Most Twin Cities acting jobs go to men. White people get more jobs than people of color.
Neither of these is much of a revelation. The surprise in a recent study is that the situation isn't getting better faster.
For years, Actors Equity, the union for stage actors and stage managers, has worked to increase hiring diversity. To get numbers, the organization commissioned a first-of-its-kind study of union contracts from 2013 through 2015. The figures don't look good nationally or locally, as revealed in Twin Cities data shared with the Star Tribune.

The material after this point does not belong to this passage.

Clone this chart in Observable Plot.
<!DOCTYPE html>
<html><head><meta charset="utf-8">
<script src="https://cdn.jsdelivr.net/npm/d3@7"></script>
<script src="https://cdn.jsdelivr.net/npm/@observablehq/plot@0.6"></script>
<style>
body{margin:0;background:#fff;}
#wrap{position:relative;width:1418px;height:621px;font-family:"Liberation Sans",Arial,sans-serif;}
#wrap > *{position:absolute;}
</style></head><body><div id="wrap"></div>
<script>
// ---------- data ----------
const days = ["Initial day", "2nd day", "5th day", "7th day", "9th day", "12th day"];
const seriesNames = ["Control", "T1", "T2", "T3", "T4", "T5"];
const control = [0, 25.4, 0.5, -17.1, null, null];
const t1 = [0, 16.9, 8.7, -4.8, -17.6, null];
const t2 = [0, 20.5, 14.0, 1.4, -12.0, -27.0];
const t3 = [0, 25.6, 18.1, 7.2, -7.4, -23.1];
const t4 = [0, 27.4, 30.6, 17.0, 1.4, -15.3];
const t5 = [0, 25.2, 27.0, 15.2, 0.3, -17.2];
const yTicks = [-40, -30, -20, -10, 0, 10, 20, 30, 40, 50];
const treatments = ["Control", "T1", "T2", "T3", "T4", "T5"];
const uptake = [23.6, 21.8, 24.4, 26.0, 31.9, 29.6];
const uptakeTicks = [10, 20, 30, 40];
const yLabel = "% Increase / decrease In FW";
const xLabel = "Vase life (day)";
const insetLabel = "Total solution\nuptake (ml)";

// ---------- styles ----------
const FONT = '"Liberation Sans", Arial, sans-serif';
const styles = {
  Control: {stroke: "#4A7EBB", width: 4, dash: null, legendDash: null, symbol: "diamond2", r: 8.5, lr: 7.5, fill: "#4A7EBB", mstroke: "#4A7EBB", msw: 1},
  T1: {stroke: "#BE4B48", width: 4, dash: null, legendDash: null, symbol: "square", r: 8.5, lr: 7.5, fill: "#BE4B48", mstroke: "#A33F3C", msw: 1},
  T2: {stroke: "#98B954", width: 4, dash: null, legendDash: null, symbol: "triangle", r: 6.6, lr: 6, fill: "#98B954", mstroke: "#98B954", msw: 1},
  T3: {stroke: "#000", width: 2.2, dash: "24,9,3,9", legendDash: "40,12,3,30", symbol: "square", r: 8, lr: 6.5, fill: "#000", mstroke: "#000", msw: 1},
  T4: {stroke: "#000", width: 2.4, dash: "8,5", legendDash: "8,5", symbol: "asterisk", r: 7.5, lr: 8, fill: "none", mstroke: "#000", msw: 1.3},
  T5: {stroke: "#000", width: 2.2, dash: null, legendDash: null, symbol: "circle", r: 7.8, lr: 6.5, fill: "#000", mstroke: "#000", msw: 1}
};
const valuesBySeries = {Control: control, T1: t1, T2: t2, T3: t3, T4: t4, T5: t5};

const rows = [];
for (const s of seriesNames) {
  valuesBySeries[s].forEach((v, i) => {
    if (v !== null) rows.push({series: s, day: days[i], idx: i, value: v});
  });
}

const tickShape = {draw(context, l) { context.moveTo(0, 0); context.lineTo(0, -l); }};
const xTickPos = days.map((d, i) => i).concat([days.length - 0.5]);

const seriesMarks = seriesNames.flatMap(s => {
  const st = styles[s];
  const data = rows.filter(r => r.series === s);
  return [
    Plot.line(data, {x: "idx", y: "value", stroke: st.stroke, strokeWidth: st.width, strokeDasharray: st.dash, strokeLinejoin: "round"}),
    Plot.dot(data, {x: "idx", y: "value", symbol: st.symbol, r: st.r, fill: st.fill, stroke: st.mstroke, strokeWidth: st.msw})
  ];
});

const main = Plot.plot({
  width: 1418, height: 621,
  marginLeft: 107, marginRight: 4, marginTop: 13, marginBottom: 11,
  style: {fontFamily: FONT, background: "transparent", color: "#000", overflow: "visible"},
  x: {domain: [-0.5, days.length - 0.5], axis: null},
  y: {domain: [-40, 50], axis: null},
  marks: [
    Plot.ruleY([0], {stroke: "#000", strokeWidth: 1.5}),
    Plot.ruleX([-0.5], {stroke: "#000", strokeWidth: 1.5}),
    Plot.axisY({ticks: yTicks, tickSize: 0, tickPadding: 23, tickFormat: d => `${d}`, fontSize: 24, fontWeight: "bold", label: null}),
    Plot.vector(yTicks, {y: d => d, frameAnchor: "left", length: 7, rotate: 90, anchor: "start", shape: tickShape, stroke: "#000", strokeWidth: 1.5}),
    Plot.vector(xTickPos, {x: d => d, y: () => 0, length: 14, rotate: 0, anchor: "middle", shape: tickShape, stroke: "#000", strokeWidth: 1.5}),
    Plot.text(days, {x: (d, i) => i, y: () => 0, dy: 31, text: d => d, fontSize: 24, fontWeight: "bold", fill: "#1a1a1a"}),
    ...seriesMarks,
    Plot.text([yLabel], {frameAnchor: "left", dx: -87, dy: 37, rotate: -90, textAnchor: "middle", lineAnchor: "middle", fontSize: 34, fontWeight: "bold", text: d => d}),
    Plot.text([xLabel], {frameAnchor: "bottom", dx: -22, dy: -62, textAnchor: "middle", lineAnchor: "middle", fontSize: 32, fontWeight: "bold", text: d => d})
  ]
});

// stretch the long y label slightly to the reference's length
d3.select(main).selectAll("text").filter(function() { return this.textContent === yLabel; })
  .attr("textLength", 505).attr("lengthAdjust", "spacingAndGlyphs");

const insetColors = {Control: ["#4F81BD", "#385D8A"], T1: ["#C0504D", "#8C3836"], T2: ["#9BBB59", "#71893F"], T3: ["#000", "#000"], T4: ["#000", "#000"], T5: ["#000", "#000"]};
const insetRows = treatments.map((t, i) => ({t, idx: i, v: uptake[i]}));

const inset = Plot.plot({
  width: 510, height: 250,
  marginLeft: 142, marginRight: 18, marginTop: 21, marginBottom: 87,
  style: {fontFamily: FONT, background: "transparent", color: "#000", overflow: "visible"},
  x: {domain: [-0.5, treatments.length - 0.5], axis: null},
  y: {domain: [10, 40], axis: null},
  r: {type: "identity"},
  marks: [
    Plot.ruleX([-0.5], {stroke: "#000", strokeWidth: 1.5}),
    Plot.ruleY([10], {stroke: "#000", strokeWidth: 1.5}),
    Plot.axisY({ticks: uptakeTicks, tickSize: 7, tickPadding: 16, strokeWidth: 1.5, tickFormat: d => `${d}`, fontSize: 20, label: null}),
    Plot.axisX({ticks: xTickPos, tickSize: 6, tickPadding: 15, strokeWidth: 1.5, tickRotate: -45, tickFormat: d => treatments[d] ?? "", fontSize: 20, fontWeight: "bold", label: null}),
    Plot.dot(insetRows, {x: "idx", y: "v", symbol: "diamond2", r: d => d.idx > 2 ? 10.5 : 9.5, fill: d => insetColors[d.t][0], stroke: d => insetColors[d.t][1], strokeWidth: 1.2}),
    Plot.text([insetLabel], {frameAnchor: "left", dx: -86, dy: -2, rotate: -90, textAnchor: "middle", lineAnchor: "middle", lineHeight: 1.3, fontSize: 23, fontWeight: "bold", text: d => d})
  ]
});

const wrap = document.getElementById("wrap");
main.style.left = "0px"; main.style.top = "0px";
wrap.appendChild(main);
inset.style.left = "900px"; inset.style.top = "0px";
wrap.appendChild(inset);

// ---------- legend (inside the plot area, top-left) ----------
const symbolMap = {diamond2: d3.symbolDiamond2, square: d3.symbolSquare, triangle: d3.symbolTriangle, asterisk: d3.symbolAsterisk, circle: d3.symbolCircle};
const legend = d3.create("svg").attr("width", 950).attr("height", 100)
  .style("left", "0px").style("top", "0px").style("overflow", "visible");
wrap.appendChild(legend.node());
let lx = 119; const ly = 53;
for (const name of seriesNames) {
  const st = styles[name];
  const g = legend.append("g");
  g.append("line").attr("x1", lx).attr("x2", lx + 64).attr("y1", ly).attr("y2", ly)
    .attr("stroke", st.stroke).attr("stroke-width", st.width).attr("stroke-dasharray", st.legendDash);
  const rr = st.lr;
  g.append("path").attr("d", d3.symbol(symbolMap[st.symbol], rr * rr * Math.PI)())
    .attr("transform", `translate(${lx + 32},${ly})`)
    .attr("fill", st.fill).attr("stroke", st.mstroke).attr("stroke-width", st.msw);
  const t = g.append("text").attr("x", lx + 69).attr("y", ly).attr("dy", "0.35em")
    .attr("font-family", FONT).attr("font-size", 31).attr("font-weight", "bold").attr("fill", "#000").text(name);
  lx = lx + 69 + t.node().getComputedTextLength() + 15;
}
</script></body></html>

"Our contracts have lots of sentences, with lots of words, that are aspirational in nature," said Mary McColl, president of Actors Equity and former general manager of St. Paul's Ordway Center. "We have things like nondiscrimination clauses, obviously. But that was not moving the dime."

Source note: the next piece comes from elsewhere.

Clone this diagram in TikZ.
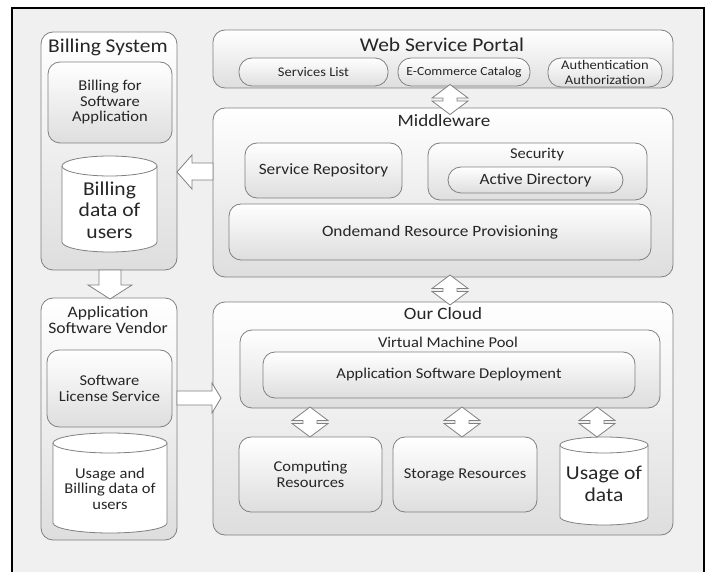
\documentclass[tikz,border=0pt]{standalone}
\usepackage{fontspec}
\setmainfont[FakeStretch=1.1]{Carlito}
\newcommand\ftitleA{\fontsize{19.5}{20}\selectfont}
\newcommand\ftitleB{\fontsize{17.3}{20}\selectfont}
\newcommand\fvendor{\fontsize{16}{16}\selectfont}
\newcommand\fmid{\fontsize{15}{15.5}\selectfont}
\newcommand\fmidL{\fontsize{15.7}{16}\selectfont}
\newcommand\fsmall{\fontsize{13.2}{15}\selectfont}
\newcommand\fsmaller{\fontsize{12.4}{15}\selectfont}
\newcommand\fbig{\fontsize{19.6}{21.5}\selectfont}
\tikzset{
  box/.style={draw=black!50, line width=0.8pt, rounded corners=12pt, top color=white, bottom color=black!13, inner sep=0pt},
  pill/.style={box, rounded corners=13pt},
  cylst/.style={draw=black!50, line width=0.8pt, fill=white},
  blk/.style={draw=black!50, line width=0.8pt, fill=white, line join=miter},
  txt/.style={align=center, inner sep=0pt, text=black!85},
  updown/.pic={\draw[blk] (0,-15) -- (18,-1.5) -- (7,-1.5) -- (7,1.5) -- (18,1.5) -- (0,15) -- (-18,1.5) -- (-7,1.5) -- (-7,-1.5) -- (-18,-1.5) -- cycle;}
}
\begin{document}
\begin{tikzpicture}[x=1pt,y=-1pt]
\useasboundingbox (0,0) rectangle (713,572);
\fill[white] (0,0) rectangle (713,572);
\fill[black!6] (12,8) rectangle (704,572);
\draw[line width=2pt] (12,572) -- (12,8) -- (704,8) -- (704,572);

% Billing System
\node[box, minimum width=136pt, minimum height=238pt] (bs) at (109,151) {};
\node[txt, font=\ftitleA] (bst) at (108,47) {Billing System};
\node[box, minimum width=124pt, minimum height=81pt] (bfs) at (110,102.5) {};
\node[txt, font=\fmid] (bfst) at (110,102.5) {Billing for\\Software\\Application};
\draw[cylst] (62,166) -- (62,242) arc(180:360:47.5pt and 10pt) -- (157,166) arc(0:180:47.5pt and 10pt) -- cycle;
\draw[cylst] (62,166) arc(180:360:47.5pt and 10pt);
\node[txt, font=\fbig] (bdu) at (109.5,210) {Billing\\data of\\users};

% Web Service Portal
\node[box, minimum width=460pt, minimum height=58pt] (wsp) at (443,59) {};
\node[txt, font=\ftitleA] (wspt) at (442,45) {Web Service Portal};
\node[pill, minimum width=149pt, minimum height=28pt, font=\fsmall, txt] (sl) at (313.5,72) {Services List};
\node[pill, minimum width=132pt, minimum height=28pt, font=\fsmaller, txt] (ecc) at (464,72) {E-Commerce Catalog};
\node[pill, minimum width=114pt, minimum height=29pt, font=\fsmall, txt] (aa) at (605,72.5) {Authentication\\Authorization};

% Middleware
\node[box, minimum width=460pt, minimum height=169pt] (mw) at (443,192.5) {};
\node[txt, font=\ftitleB] (mwt) at (444,121) {Middleware};
\node[box, minimum width=157pt, minimum height=55pt, txt, font=\fmidL] (sr) at (323.5,170.5) {Service Repository};
\node[box, minimum width=219pt, minimum height=57pt] (sec) at (537.5,171.5) {};
\node[txt, font=\fmid] (sect) at (537,155) {Security};
\node[pill, minimum width=175pt, minimum height=26pt, txt, font=\fmidL] (ad) at (535.5,180) {Active Directory};
\node[box, minimum width=422pt, minimum height=56pt, txt, font=\fmidL] (orp) at (440,232) {Ondemand Resource Provisioning};

% Our Cloud
\node[box, minimum width=460pt, minimum height=233pt] (oc) at (443,418.5) {};
\node[txt, font=\ftitleB] (oct) at (443,314) {Our Cloud};
\node[box, minimum width=420pt, minimum height=78pt] (vmp) at (450,369) {};
\node[txt, font=\fmid] (vmpt) at (448,342) {Virtual Machine Pool};
\node[box, minimum width=372pt, minimum height=46pt, txt, font=\fmid] (asd) at (449,375) {Application Software Deployment};
\node[box, minimum width=143pt, minimum height=75pt, txt, font=\fmid] (cr) at (310.5,474.5) {Computing\\Resources};
\node[box, minimum width=144pt, minimum height=75pt, txt, font=\fmid] (st) at (465,474.5) {Storage Resources};
\draw[cylst] (560,445) -- (560,517) arc(180:360:44pt and 8pt) -- (648,445) arc(0:180:44pt and 8pt) -- cycle;
\draw[cylst] (560,445) arc(180:360:44pt and 8pt);
\node[txt, font=\fbig] (uod) at (604,484) {Usage of\\data};

% Application Software Vendor
\node[box, minimum width=136pt, minimum height=242pt] (asv) at (109,419) {};
\node[txt, font=\fvendor] (asvt) at (108,320) {Application\\Software Vendor};
\node[box, minimum width=125pt, minimum height=77pt, txt, font=\fmid] (sls) at (109.5,388.5) {Software\\License Service};
\draw[cylst] (53,443) -- (53,523) arc(180:360:57pt and 10pt) -- (167,443) arc(0:180:57pt and 10pt) -- cycle;
\draw[cylst] (53,443) arc(180:360:57pt and 10pt);
\node[txt, font=\fmid] (ubd) at (110,488.5) {Usage and\\Billing data of\\users};

% block arrows
\draw[blk] (213,163) -- (192,163) -- (192,155) -- (177,172) -- (192,189) -- (192,180) -- (213,180) -- cycle;
\draw[blk] (99,270) -- (99,285) -- (88,285) -- (110,299) -- (132,285) -- (121,285) -- (121,270) -- cycle;
\draw[blk] (177,391) -- (212,391) -- (212,383) -- (221,398) -- (212,413) -- (212,405) -- (177,405) -- cycle;

% up-down arrows
\pic at (450,99.5) {updown};
\pic at (450,290) {updown};
\pic at (310,422) {updown};
\pic at (462,422) {updown};
\pic at (597,422) {updown};
\end{tikzpicture}
\end{document}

That's why the union is making public its data about its member contracts. Some numbers:
• Male actors received 55 percent of the Equity principal roles (meaning characters with names) in Twin Cities stage plays during that period, and 59 percent of those roles in musicals, even though Equity membership is split roughly 50-50 by gender.
• Bucking a national trend, men and women here were paid the same average amount: $727-$750 per week. (Union actors are guaranteed minimum salaries, but can negotiate for more.)
The figures are starker when it comes to race. Six percent of the Twin Cities population is Hispanic or Latino, according to the Census Bureau, but those actors earned just 2 percent of the roles. The American Indian population is less than 1 percent, but its presence onstage was so small it barely registered — two of a total of 1,324 contracts in the three-year period.